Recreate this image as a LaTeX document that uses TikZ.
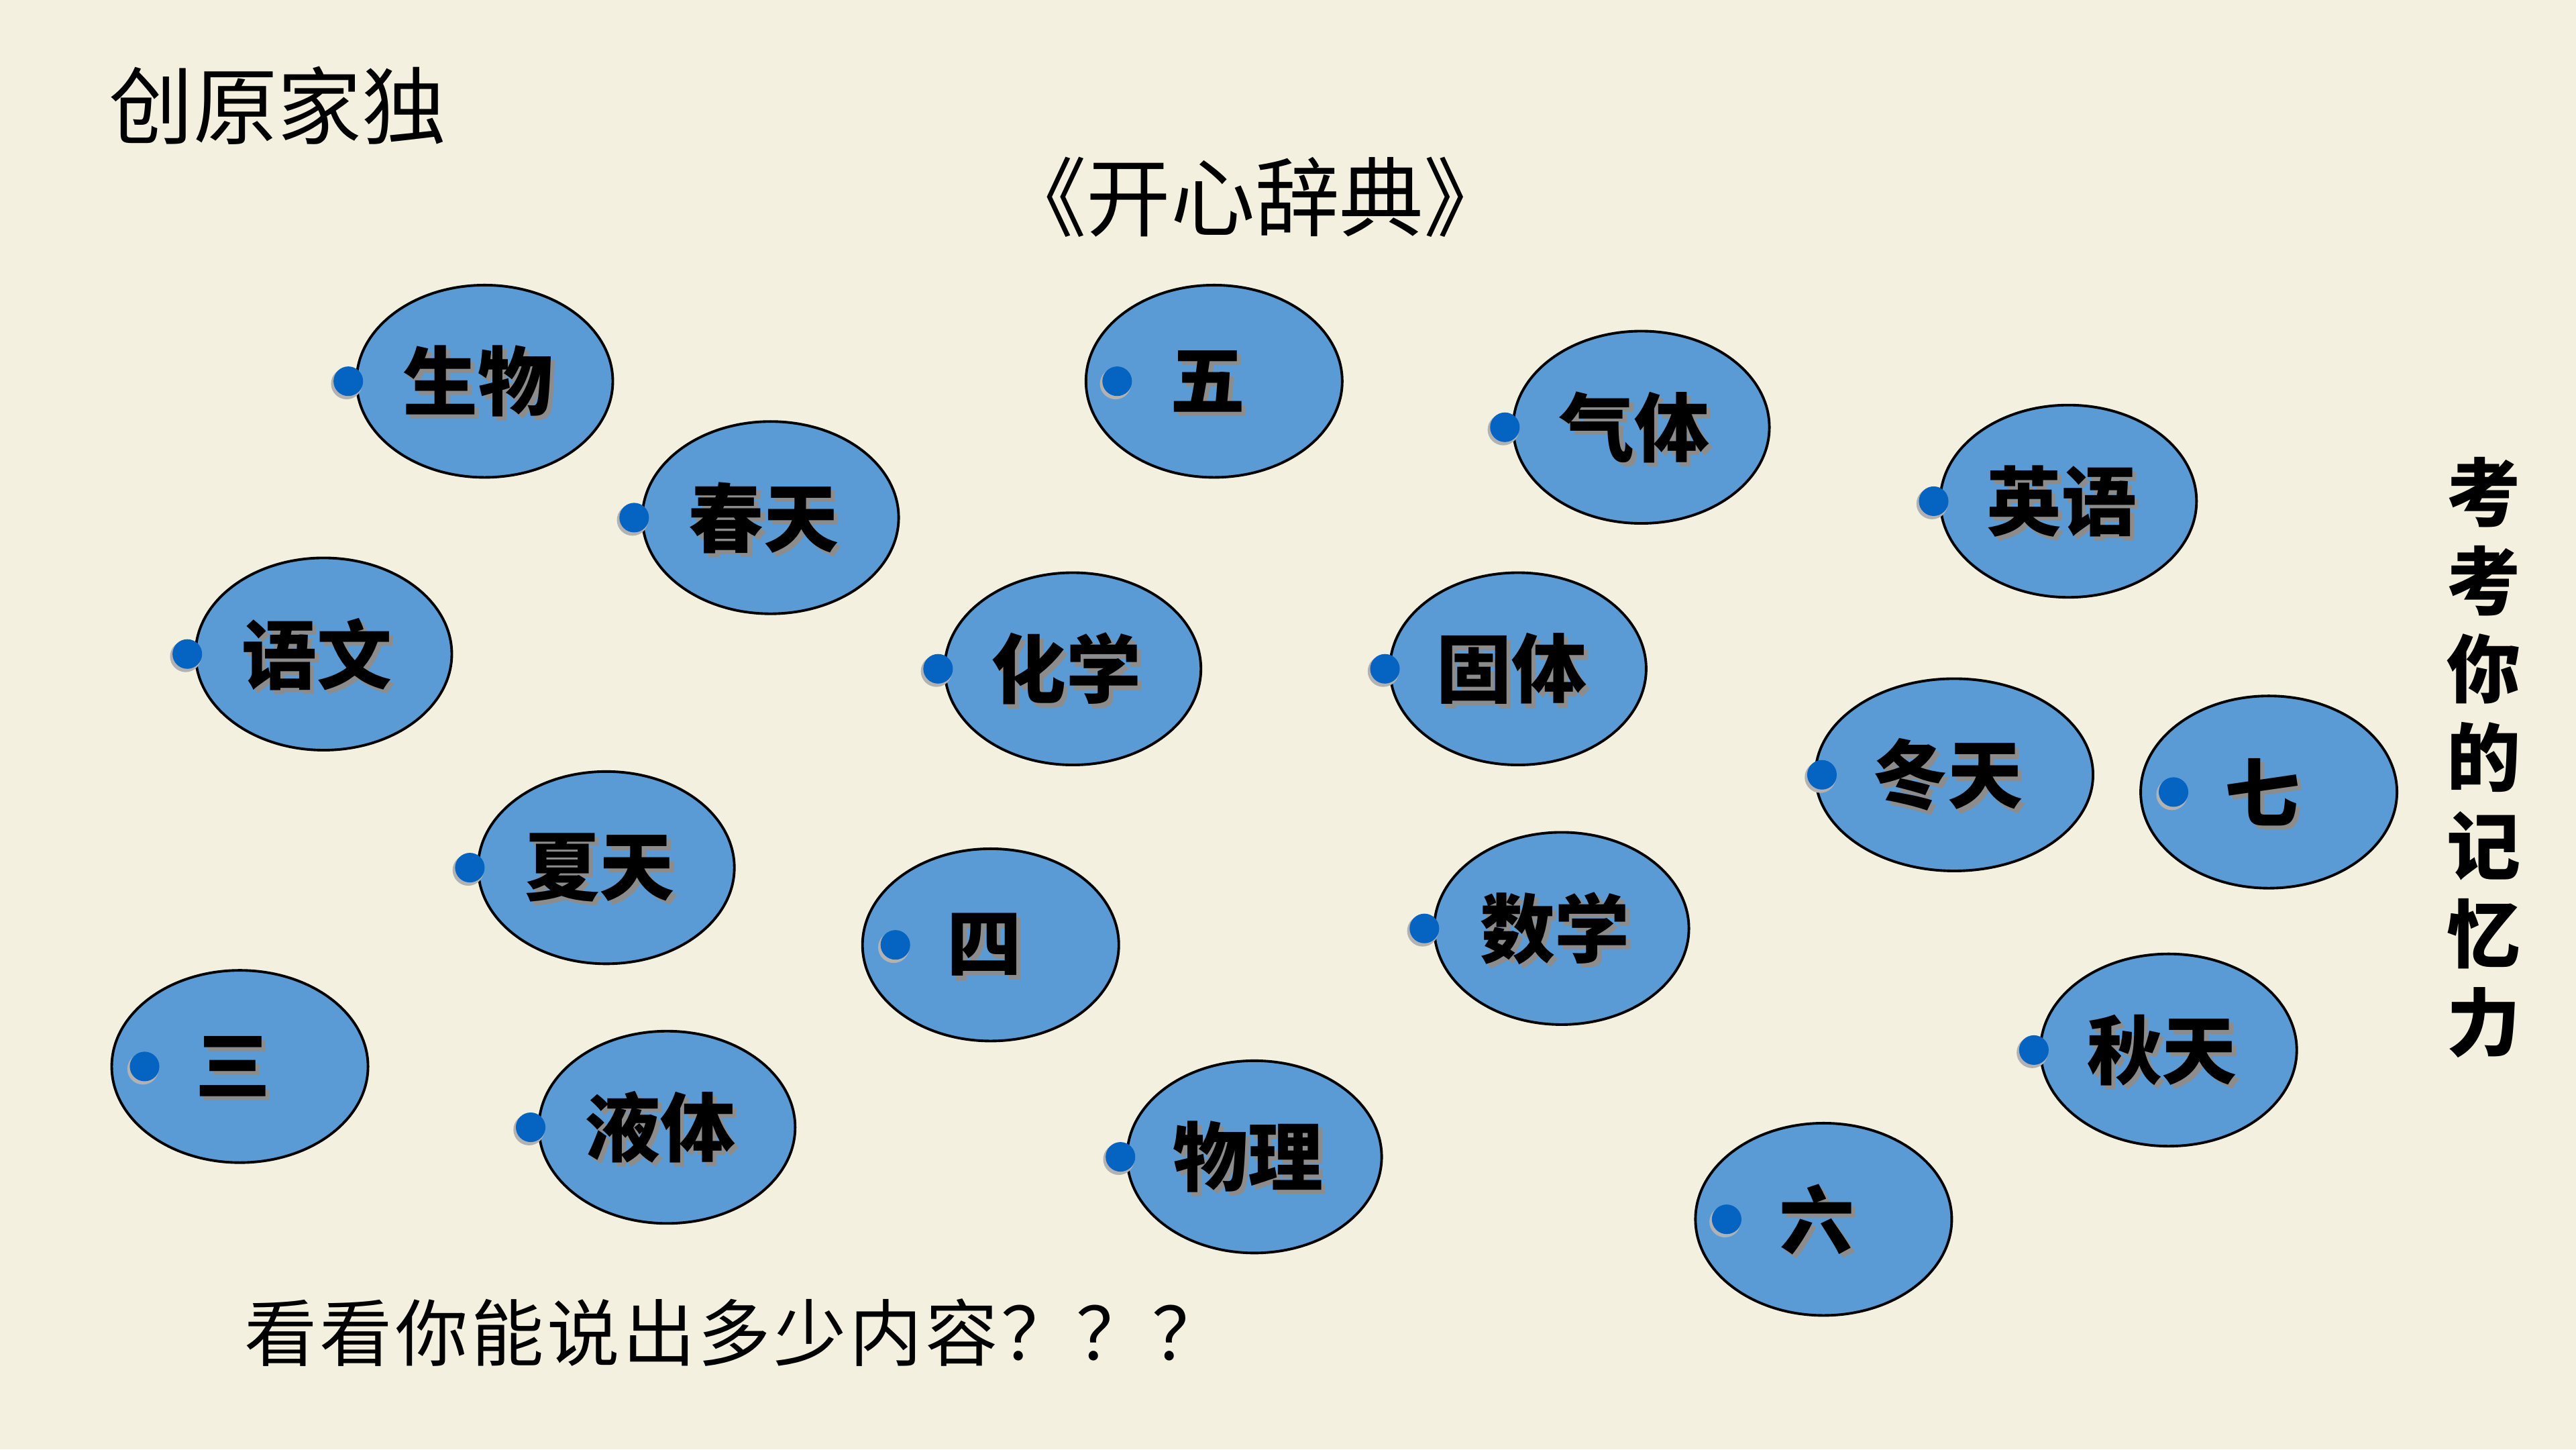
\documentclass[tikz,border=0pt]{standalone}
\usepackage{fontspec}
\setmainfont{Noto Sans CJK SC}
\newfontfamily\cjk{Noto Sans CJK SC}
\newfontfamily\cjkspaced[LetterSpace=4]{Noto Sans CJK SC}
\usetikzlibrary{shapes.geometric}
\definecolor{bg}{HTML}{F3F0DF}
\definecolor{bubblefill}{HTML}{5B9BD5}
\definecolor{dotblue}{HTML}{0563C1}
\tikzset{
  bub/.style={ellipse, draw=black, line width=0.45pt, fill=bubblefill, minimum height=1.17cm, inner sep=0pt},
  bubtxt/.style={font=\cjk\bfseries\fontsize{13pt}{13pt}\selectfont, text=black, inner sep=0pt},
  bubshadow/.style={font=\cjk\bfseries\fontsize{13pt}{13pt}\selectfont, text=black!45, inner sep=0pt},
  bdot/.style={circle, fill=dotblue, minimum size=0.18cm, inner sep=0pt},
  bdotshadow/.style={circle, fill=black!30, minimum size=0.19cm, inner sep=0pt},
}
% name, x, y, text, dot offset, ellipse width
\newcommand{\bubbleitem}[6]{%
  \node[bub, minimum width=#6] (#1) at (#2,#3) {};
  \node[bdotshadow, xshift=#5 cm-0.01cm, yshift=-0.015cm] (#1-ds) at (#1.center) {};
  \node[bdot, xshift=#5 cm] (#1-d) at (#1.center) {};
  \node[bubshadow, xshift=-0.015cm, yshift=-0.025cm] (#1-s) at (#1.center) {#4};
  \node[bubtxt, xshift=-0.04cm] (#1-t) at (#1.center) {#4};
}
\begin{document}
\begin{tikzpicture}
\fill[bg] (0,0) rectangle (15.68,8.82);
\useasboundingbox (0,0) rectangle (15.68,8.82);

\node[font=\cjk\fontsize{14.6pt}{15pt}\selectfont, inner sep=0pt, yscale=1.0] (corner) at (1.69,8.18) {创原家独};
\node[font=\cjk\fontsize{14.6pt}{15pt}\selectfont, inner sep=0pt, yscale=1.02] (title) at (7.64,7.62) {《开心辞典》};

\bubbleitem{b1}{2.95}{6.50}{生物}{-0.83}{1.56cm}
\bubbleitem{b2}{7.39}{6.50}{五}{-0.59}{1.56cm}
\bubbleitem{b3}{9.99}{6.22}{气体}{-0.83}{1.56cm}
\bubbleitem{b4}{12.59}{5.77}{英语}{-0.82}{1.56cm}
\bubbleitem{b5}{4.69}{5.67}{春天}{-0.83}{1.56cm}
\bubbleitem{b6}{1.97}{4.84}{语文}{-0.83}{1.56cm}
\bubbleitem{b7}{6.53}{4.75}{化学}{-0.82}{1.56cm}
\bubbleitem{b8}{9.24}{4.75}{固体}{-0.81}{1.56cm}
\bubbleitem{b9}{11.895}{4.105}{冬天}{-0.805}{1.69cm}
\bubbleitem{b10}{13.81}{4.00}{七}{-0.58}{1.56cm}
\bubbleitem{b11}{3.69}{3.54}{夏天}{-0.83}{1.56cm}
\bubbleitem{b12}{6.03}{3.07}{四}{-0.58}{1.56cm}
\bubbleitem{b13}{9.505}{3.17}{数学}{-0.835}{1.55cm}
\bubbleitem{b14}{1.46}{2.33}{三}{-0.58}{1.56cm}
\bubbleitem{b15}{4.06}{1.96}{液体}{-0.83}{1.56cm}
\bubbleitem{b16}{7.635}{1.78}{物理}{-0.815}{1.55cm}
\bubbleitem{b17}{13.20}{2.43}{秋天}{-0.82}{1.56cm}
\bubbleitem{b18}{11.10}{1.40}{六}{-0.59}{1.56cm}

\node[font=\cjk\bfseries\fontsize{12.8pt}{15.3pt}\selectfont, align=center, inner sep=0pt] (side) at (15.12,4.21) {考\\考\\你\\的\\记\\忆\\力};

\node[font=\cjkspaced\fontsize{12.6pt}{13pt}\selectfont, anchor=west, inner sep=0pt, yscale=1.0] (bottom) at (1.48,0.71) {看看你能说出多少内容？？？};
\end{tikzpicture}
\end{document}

★ ★ ★

> _What you need to do_:
Write out the data precisely as given, excluding the pictures.

> _Task solution_:
Recreate this image as a LaTeX document that uses TikZ.
\documentclass[tikz,border=0pt]{standalone}
\usepackage{fontspec}
\setmainfont{Noto Sans CJK SC}
\newfontfamily\cjk{Noto Sans CJK SC}
\newfontfamily\cjkspaced[LetterSpace=4]{Noto Sans CJK SC}
\usetikzlibrary{shapes.geometric}
\definecolor{bg}{HTML}{F3F0DF}
\definecolor{bubblefill}{HTML}{5B9BD5}
\definecolor{dotblue}{HTML}{0563C1}
\tikzset{
  bub/.style={ellipse, draw=black, line width=0.45pt, fill=bubblefill, minimum height=1.17cm, inner sep=0pt},
  bubtxt/.style={font=\cjk\bfseries\fontsize{13pt}{13pt}\selectfont, text=black, inner sep=0pt},
  bubshadow/.style={font=\cjk\bfseries\fontsize{13pt}{13pt}\selectfont, text=black!45, inner sep=0pt},
  bdot/.style={circle, fill=dotblue, minimum size=0.18cm, inner sep=0pt},
  bdotshadow/.style={circle, fill=black!30, minimum size=0.19cm, inner sep=0pt},
}
% name, x, y, text, dot offset, ellipse width
\newcommand{\bubbleitem}[6]{%
  \node[bub, minimum width=#6] (#1) at (#2,#3) {};
  \node[bdotshadow, xshift=#5 cm-0.01cm, yshift=-0.015cm] (#1-ds) at (#1.center) {};
  \node[bdot, xshift=#5 cm] (#1-d) at (#1.center) {};
  \node[bubshadow, xshift=-0.015cm, yshift=-0.025cm] (#1-s) at (#1.center) {#4};
  \node[bubtxt, xshift=-0.04cm] (#1-t) at (#1.center) {#4};
}
\begin{document}
\begin{tikzpicture}
\fill[bg] (0,0) rectangle (15.68,8.82);
\useasboundingbox (0,0) rectangle (15.68,8.82);

\node[font=\cjk\fontsize{14.6pt}{15pt}\selectfont, inner sep=0pt, yscale=1.0] (corner) at (1.69,8.18) {创原家独};
\node[font=\cjk\fontsize{14.6pt}{15pt}\selectfont, inner sep=0pt, yscale=1.02] (title) at (7.64,7.62) {《开心辞典》};

\bubbleitem{b1}{2.95}{6.50}{生物}{-0.83}{1.56cm}
\bubbleitem{b2}{7.39}{6.50}{五}{-0.59}{1.56cm}
\bubbleitem{b3}{9.99}{6.22}{气体}{-0.83}{1.56cm}
\bubbleitem{b4}{12.59}{5.77}{英语}{-0.82}{1.56cm}
\bubbleitem{b5}{4.69}{5.67}{春天}{-0.83}{1.56cm}
\bubbleitem{b6}{1.97}{4.84}{语文}{-0.83}{1.56cm}
\bubbleitem{b7}{6.53}{4.75}{化学}{-0.82}{1.56cm}
\bubbleitem{b8}{9.24}{4.75}{固体}{-0.81}{1.56cm}
\bubbleitem{b9}{11.895}{4.105}{冬天}{-0.805}{1.69cm}
\bubbleitem{b10}{13.81}{4.00}{七}{-0.58}{1.56cm}
\bubbleitem{b11}{3.69}{3.54}{夏天}{-0.83}{1.56cm}
\bubbleitem{b12}{6.03}{3.07}{四}{-0.58}{1.56cm}
\bubbleitem{b13}{9.505}{3.17}{数学}{-0.835}{1.55cm}
\bubbleitem{b14}{1.46}{2.33}{三}{-0.58}{1.56cm}
\bubbleitem{b15}{4.06}{1.96}{液体}{-0.83}{1.56cm}
\bubbleitem{b16}{7.635}{1.78}{物理}{-0.815}{1.55cm}
\bubbleitem{b17}{13.20}{2.43}{秋天}{-0.82}{1.56cm}
\bubbleitem{b18}{11.10}{1.40}{六}{-0.59}{1.56cm}

\node[font=\cjk\bfseries\fontsize{12.8pt}{15.3pt}\selectfont, align=center, inner sep=0pt] (side) at (15.12,4.21) {考\\考\\你\\的\\记\\忆\\力};

\node[font=\cjkspaced\fontsize{12.6pt}{13pt}\selectfont, anchor=west, inner sep=0pt, yscale=1.0] (bottom) at (1.48,0.71) {看看你能说出多少内容？？？};
\end{tikzpicture}
\end{document}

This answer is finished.